Some of the lanterns quite literally crashed and burned. Others soared high into the night sky of Capitol Hill, orange dots drifting away. A night of inspiration and remembrance at Seattle Central Tuesday included speakers, plenty of mingling, and an emotion-filled project to write the names of transgender people who lost their lives in the past year on paper luminaria before setting the lanterns free to drift away over Broadway.

“I can either sit down and say that is none of my business. Or I can say, ‘You are just like me, come stand next to me. I got you,” organizer and Seattle Central student Astro Pittman told the crowd assembled inside a large meeting room at the Broadway school about his motivation for bringing the event together.

The night ended with a candlelight vigil reading of names of the known 24 trans people killed in the United States in the past year and the release of the dozen or so lanterns. The event was one of a handful around Seattle on the annual Trans Day of Remembrance. Speakers on the night said 2016 and the rise of the Trump administration has marked a turning point in transgender progress.

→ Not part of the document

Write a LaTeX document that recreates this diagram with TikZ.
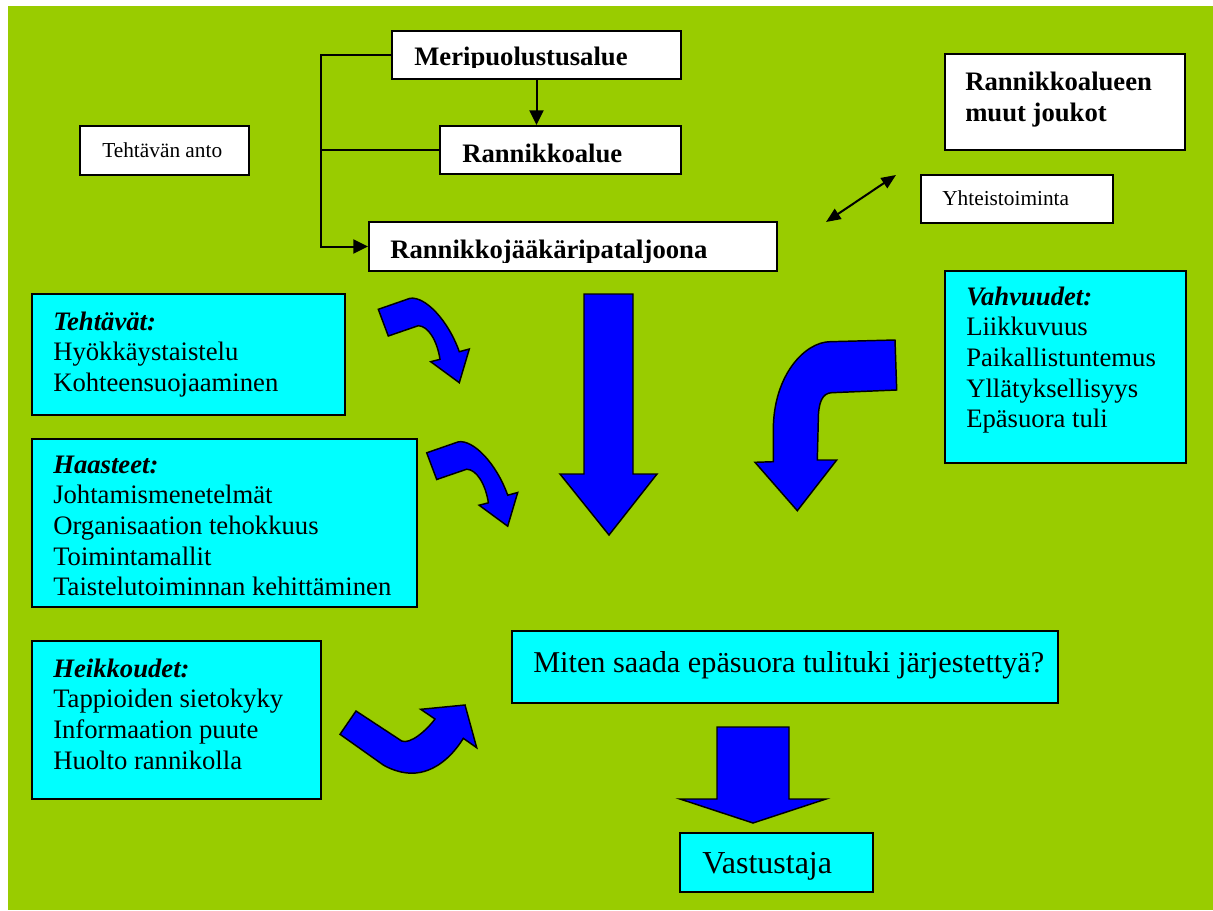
\documentclass[tikz,border=0pt]{standalone}
\usepackage{fontspec}
\setmainfont{Liberation Serif}
\usetikzlibrary{arrows.meta,fit}
\definecolor{bggreen}{RGB}{153,204,0}
\definecolor{boxcyan}{RGB}{0,255,255}
\definecolor{arrowblue}{RGB}{0,0,255}
% invisible rule that fixes the height of a list's first line
\newcommand{\firstline}{\rule{0pt}{20pt}}

\begin{document}
\begin{tikzpicture}[x=0.75pt,y=-0.75pt,
  whitebox/.style={draw=black,fill=white,line width=1.6pt,inner sep=0pt},
  cyanbox/.style={draw=black,fill=boxcyan,line width=1.6pt,inner sep=0pt},
  small16/.style={anchor=base west,inner sep=0pt,font=\fontsize{16}{18}\selectfont},
  head20/.style={anchor=base west,inner sep=0pt,font=\bfseries\fontsize{20}{23}\selectfont},
  list20/.style={anchor=north west,inner sep=0pt,align=left,font=\fontsize{20}{23}\selectfont},
  big24/.style={anchor=base west,inner sep=0pt,font=\fontsize{24}{28}\selectfont},
  link/.style={draw=black,line width=1.5pt},
  linkarrow/.style={-{Triangle[length=11pt,width=10.5pt]}},
  blockarrow/.style={fill=arrowblue,draw=black,line width=1.1pt,line join=miter}]

% page and background
\useasboundingbox (0,0) rectangle (1213,910);
\fill[white] (0,0) rectangle (1213,910);
\fill[bggreen] (8,6) rectangle (1213,910);

% command chain
\node[whitebox, fit={(392,31) (681,79)}] (meri) {};
\node[whitebox, fit={(440,126) (681,174)}] (ranko) {};
\node[whitebox, fit={(369,222) (777,271)}] (ranja) {};
\begin{scope}
  \clip (392,31) rectangle (681,67);
  \node[head20] (meri-t) at (414,65) {Meripuolustusalue};
\end{scope}
\node[head20] (ranko-t) at (462,162) {Rannikkoalue};
\begin{scope}
  \clip (369,222) rectangle (777,262);
  \node[head20] (ranja-t) at (390,258) {Rannikkojääkäripataljoona};
\end{scope}

\coordinate (bus) at (321,55);
\draw[link, linkarrow] (meri.west) -- (bus) |- (ranja.west);
\draw[link] (ranko.west) -- (ranko.west -| bus);
\draw[link, linkarrow] (meri.south) -- (meri.south |- ranko.north);

\node[whitebox, fit={(80,126) (249,175)}] (anto) {};
\node[small16] (anto-t) at (102,157) {Tehtävän anto};

% other units and cooperation
\node[whitebox, fit={(945,54) (1185,150)}] (muut) {};
\node[list20, font=\bfseries\fontsize{20}{23.25}\selectfont] (muut-t) at (965,63.3)
  {\firstline Rannikkoalueen\\muut joukot};
\node[whitebox, fit={(921,175) (1113,223)}] (yht) {};
\node[small16] (yht-t) at (942,205) {Yhteistoiminta};
\coordinate (ya) at (826,222);
\coordinate (yb) at (896,175);
\draw[link, {Triangle[length=11pt,width=9pt]}-{Triangle[length=11pt,width=9pt]}] (ya) -- (yb);

% factor boxes
\node[cyanbox, fit={(32,294) (345,415)}] (teht) {};
\node[list20] (teht-t) at (53,303.3)
  {\firstline\textbf{\textit{Tehtävät:}}\\Hyökkäystaistelu\\Kohteensuojaaminen};

\node[cyanbox, fit={(32,439) (417,607)}] (haas) {};
\node[list20] (haas-t) at (53,446.3)
  {\firstline\textbf{\textit{Haasteet:}}\\Johtamismenetelmät\\Organisaation tehokkuus\\Toimintamallit\\Taistelutoiminnan kehittäminen};

\node[cyanbox, fit={(32,641) (321,799)}] (heik) {};
\node[list20] (heik-t) at (53,650.3)
  {\firstline\textbf{\textit{Heikkoudet:}}\\Tappioiden sietokyky\\Informaation puute\\Huolto rannikolla};

\node[cyanbox, fit={(945,271) (1186,463)}] (vahv) {};
\node[list20] (vahv-t) at (966,278.3)
  {\firstline\textbf{\textit{Vahvuudet:}}\\Liikkuvuus\\Paikallistuntemus\\Yllätyksellisyys\\Epäsuora tuli};

% question and opponent
\node[cyanbox, fit={(512,631) (1058,703)}] (miten) {};
\node[big24, font=\fontsize{22.7}{26}\selectfont] (miten-t) at (533,672) {Miten saada epäsuora tulituki järjestettyä?};
\node[cyanbox, fit={(680,833) (873,892)}] (vast) {};
\node[big24] (vast-t) at (702,873) {Vastustaja};

% straight block arrows
\draw[blockarrow] (584,294) -- (633,294) -- (633,474) -- (657,474) -- (609,535)
  -- (560,474) -- (584,474) -- cycle;
\draw[blockarrow] (717,727) -- (789,727) -- (789,799) -- (826,799) -- (753,823)
  -- (680,799) -- (717,799) -- cycle;

% curved block arrows from the left boxes
\foreach \dx/\dy in {0/0, 48.4/143.5}{
  \draw[blockarrow, shift={(\dx,\dy)}]
    (378.3,309.3) -- (410,298.3) .. controls (425,296) and (448,320) .. (459.3,351.7)
    -- (469.3,349) -- (459.3,382.7) -- (430.7,361.7) -- (440,359.3)
    .. controls (437,340) and (428,326) .. (418.3,325.7) -- (388.3,336) -- cycle;
}

% bent block arrow from the strengths box
\draw[blockarrow]
  (895,340) -- (830,341.7) .. controls (805,342) and (773.3,375) .. (773.3,430)
  -- (773.3,461.7) -- (755,462.3) -- (797.3,510.7) -- (836.7,460) -- (817.3,460)
  -- (818.3,420) .. controls (818.3,403) and (822,393) .. (831.7,392.7)
  -- (896.7,390) -- cycle;

% rising block arrow from the weaknesses box
\draw[blockarrow]
  (340,734.3) -- (356,711) -- (401.7,741) .. controls (410,744.5) and (426,731) .. (435,719)
  -- (420.7,709.3) -- (465,705) -- (476.7,747.7) -- (463.3,738.3)
  .. controls (450,760) and (430,775) .. (408,773) .. controls (400,772.5) and (390,769) .. (383.3,765)
  -- cycle;

\end{tikzpicture}
\end{document}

“I have taken all the things that make me me on the inside and I put them on the outside. And I really don’t care what you think about it. Because if enough people love it, then I’m not alone in this. I get to be surrounded by love and community,” Pittman said.

“We all deserve that.”

“At what point do we ignore science to this degree, to deny people’s realities?” Abby Oster, a member of Seattle’s trans community and a tailor and designer at Capitol Hill’s Doghouse Leather asked.

“This is who we are and we’ve got to be able to lean on one another,” she said.